Quicken Loans and Urban Alliance joined forces to open the door to new possibilities for Detroit students, and ensure that every student remains on a pathway to self-sufficiency – whether that be college, living-wage employment, or vocational training. As the city continues to prosper, its corporate citizens must ensure that young Detroiters are prepared for and able to access new job opportunities. By connecting students to the companies powering the local economy, we are building a talent pipeline to not only fill the jobs of the future, but also inspire the next generation of entrepreneurs to create them.
With 4.6 million young Americans disconnected from work and education, there is still a massive need for an effective and efficient way to connect them to opportunity. This kind of sustained, targeted collaboration model is a big part of the solution. Research indicates that the most effective youth employment models are comprehensive programs that engage youth through early intervention, and include paid work, mentoring, wraparound supports, and follow-up services.
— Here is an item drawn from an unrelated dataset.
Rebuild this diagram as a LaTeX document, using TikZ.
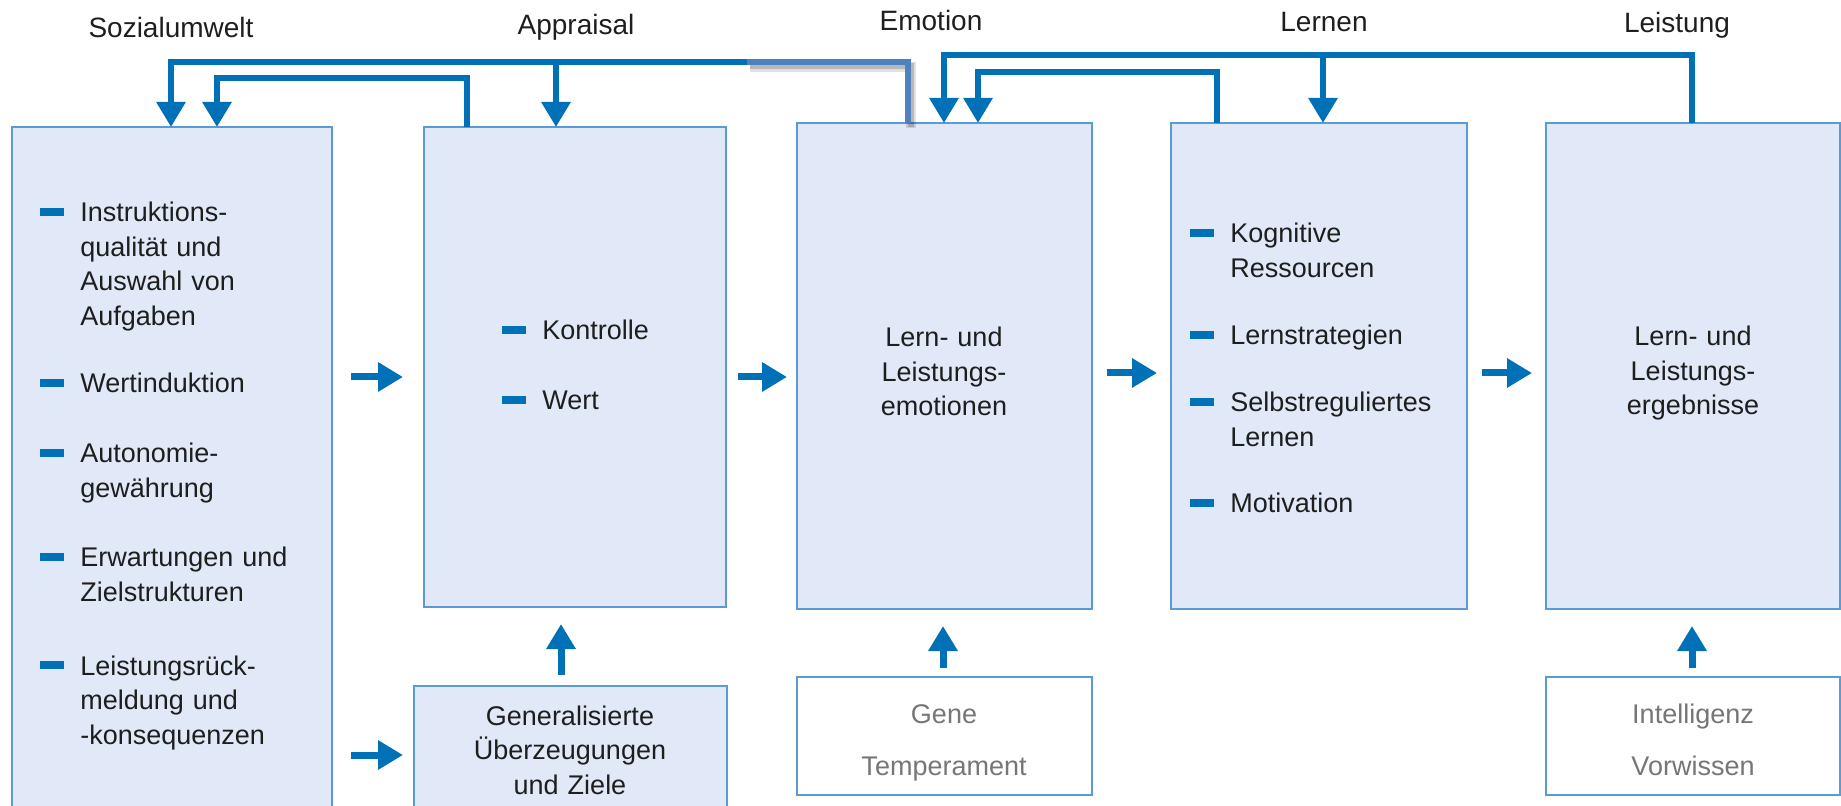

Urban Alliance’s program is one of the few to combine these elements for low-income youth by bridging the gap between schools, employers like Quicken Loans, and students. These deeply-supported and carefully-mapped first job experiences prevent young people from becoming disconnected, serving as a catalyst for their long-term economic success. Kylie and Jhamir’s internships at Quicken Loans, through its partnership with Urban Alliance, have done just that – introduced them to the professional workplace, provided a network of support, and armed them with the professional skills needed to succeed in any future workplace. “It’s taught me how to be not only a better worker; it’s taught me how to be a better young man, honestly,” said Jhamir. “I feel like Urban Alliance is the program that every senior should be a part of… You know that you have that positive energy every time you come in every single day. “It’s been a good experience so far, and I can’t wait for it to get even better.”
Young Detroiters like Kylie and Jhamir are ready – ready to work, ready to be challenged and ready to shine. All they need is an open door.